begin Information shown
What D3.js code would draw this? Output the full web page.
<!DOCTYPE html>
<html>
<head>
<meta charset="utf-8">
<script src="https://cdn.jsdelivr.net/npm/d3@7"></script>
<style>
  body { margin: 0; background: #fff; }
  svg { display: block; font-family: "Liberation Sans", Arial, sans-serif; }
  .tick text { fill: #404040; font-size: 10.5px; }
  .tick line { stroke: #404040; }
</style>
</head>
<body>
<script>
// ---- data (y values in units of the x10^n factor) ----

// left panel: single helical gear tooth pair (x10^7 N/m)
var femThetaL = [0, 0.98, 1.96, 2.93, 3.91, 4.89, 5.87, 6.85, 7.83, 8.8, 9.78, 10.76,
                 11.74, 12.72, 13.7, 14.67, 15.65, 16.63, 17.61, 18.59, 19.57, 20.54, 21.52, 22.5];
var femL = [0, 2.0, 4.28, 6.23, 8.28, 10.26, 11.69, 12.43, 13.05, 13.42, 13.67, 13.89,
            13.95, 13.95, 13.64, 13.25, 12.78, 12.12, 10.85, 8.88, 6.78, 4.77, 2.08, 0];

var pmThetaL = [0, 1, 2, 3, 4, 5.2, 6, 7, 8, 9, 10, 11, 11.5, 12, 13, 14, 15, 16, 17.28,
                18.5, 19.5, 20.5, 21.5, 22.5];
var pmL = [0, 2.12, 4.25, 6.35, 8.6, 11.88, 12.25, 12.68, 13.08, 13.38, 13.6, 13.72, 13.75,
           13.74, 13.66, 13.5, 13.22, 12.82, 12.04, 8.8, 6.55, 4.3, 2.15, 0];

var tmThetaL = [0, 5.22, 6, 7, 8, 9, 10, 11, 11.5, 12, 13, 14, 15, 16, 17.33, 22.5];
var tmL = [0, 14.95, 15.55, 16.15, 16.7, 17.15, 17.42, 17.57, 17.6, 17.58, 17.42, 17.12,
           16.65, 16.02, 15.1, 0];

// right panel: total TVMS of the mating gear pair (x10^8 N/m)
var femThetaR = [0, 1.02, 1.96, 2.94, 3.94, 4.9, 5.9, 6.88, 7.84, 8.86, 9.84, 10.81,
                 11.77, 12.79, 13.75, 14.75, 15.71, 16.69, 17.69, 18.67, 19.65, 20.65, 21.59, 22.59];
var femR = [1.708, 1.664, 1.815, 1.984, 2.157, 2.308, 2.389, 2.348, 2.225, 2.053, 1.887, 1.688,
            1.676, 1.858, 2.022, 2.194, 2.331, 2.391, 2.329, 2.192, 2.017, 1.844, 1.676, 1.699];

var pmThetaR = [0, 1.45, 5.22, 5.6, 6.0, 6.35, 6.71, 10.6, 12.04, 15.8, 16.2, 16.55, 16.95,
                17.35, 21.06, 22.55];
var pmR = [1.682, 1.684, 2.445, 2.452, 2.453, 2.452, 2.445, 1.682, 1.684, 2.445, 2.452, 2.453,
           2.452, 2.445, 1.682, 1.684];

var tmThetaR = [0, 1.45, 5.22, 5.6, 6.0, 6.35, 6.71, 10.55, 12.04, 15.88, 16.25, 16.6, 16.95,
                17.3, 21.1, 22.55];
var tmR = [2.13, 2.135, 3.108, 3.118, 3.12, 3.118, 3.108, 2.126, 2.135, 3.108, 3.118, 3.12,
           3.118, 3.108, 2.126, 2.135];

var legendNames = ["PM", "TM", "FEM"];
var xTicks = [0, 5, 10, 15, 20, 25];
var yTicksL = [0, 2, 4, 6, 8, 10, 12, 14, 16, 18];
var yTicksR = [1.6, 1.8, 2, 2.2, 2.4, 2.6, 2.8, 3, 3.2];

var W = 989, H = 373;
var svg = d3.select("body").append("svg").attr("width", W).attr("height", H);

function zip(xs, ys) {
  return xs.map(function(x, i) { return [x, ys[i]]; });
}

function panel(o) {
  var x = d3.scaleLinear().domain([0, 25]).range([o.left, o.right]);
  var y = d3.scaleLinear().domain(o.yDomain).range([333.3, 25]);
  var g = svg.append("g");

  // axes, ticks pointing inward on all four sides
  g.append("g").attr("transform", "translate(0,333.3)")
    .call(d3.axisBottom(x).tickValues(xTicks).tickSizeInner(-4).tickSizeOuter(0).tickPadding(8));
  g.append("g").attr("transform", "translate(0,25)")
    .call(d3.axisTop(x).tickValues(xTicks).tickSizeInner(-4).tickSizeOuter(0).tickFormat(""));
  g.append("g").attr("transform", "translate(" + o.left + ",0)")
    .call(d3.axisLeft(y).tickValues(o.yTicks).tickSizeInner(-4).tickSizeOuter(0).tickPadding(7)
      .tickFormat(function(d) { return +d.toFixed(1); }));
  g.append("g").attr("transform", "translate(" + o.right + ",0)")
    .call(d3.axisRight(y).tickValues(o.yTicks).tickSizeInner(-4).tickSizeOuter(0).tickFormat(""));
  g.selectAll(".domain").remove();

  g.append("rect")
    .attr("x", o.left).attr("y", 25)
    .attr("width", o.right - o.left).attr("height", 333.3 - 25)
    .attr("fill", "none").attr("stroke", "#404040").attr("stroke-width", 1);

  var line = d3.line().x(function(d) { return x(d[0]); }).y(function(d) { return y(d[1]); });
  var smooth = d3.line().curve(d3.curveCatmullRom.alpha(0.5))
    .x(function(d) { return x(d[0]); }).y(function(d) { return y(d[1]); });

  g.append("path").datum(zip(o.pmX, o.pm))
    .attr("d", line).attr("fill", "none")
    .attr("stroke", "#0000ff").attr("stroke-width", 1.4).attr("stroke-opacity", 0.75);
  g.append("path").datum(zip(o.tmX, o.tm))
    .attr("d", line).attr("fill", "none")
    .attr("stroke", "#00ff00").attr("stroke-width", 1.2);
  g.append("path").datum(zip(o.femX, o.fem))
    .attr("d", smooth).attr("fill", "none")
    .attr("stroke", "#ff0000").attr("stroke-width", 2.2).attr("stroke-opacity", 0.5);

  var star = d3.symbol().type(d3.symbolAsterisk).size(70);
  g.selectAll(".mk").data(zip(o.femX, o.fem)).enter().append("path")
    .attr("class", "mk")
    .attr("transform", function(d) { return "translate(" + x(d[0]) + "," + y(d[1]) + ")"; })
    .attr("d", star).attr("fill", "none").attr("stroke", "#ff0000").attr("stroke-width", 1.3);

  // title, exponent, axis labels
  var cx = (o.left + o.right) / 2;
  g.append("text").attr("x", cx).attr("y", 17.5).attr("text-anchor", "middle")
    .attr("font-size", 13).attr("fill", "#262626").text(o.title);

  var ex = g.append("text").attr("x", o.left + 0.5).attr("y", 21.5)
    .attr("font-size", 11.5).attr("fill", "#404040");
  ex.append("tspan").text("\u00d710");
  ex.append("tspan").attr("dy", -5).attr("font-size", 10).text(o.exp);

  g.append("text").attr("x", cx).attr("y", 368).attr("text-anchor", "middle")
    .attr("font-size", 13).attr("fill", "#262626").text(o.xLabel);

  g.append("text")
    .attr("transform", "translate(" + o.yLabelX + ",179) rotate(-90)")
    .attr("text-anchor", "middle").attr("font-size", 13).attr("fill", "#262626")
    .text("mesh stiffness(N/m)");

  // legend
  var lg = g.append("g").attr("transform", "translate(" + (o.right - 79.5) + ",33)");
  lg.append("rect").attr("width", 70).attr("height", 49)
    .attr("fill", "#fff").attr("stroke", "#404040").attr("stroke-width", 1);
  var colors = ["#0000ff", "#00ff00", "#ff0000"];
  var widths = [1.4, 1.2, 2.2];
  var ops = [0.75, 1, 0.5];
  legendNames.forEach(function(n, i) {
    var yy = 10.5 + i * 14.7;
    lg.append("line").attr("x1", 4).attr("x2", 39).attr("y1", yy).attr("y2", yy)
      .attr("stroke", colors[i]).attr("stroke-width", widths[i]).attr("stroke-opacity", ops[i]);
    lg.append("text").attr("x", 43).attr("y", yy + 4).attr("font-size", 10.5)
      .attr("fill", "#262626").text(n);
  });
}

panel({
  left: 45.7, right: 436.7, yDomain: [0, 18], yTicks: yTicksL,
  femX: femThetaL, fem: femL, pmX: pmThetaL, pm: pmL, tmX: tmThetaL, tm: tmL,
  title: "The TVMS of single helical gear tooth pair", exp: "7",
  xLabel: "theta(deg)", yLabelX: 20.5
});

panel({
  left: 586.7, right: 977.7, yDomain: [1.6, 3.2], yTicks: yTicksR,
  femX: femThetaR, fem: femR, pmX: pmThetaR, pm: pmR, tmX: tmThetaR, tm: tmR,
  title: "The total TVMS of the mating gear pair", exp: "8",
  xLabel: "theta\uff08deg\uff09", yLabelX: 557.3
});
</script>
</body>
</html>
end Information shown
**Problem requirements**
Restate word for word only the lines running from the beginning of the data to the line holding "4.3, 2.15, 0];", both included.

**Task result**
What D3.js code would draw this? Output the full web page.
<!DOCTYPE html>
<html>
<head>
<meta charset="utf-8">
<script src="https://cdn.jsdelivr.net/npm/d3@7"></script>
<style>
  body { margin: 0; background: #fff; }
  svg { display: block; font-family: "Liberation Sans", Arial, sans-serif; }
  .tick text { fill: #404040; font-size: 10.5px; }
  .tick line { stroke: #404040; }
</style>
</head>
<body>
<script>
// ---- data (y values in units of the x10^n factor) ----

// left panel: single helical gear tooth pair (x10^7 N/m)
var femThetaL = [0, 0.98, 1.96, 2.93, 3.91, 4.89, 5.87, 6.85, 7.83, 8.8, 9.78, 10.76,
                 11.74, 12.72, 13.7, 14.67, 15.65, 16.63, 17.61, 18.59, 19.57, 20.54, 21.52, 22.5];
var femL = [0, 2.0, 4.28, 6.23, 8.28, 10.26, 11.69, 12.43, 13.05, 13.42, 13.67, 13.89,
            13.95, 13.95, 13.64, 13.25, 12.78, 12.12, 10.85, 8.88, 6.78, 4.77, 2.08, 0];

var pmThetaL = [0, 1, 2, 3, 4, 5.2, 6, 7, 8, 9, 10, 11, 11.5, 12, 13, 14, 15, 16, 17.28,
                18.5, 19.5, 20.5, 21.5, 22.5];
var pmL = [0, 2.12, 4.25, 6.35, 8.6, 11.88, 12.25, 12.68, 13.08, 13.38, 13.6, 13.72, 13.75,
           13.74, 13.66, 13.5, 13.22, 12.82, 12.04, 8.8, 6.55, 4.3, 2.15, 0];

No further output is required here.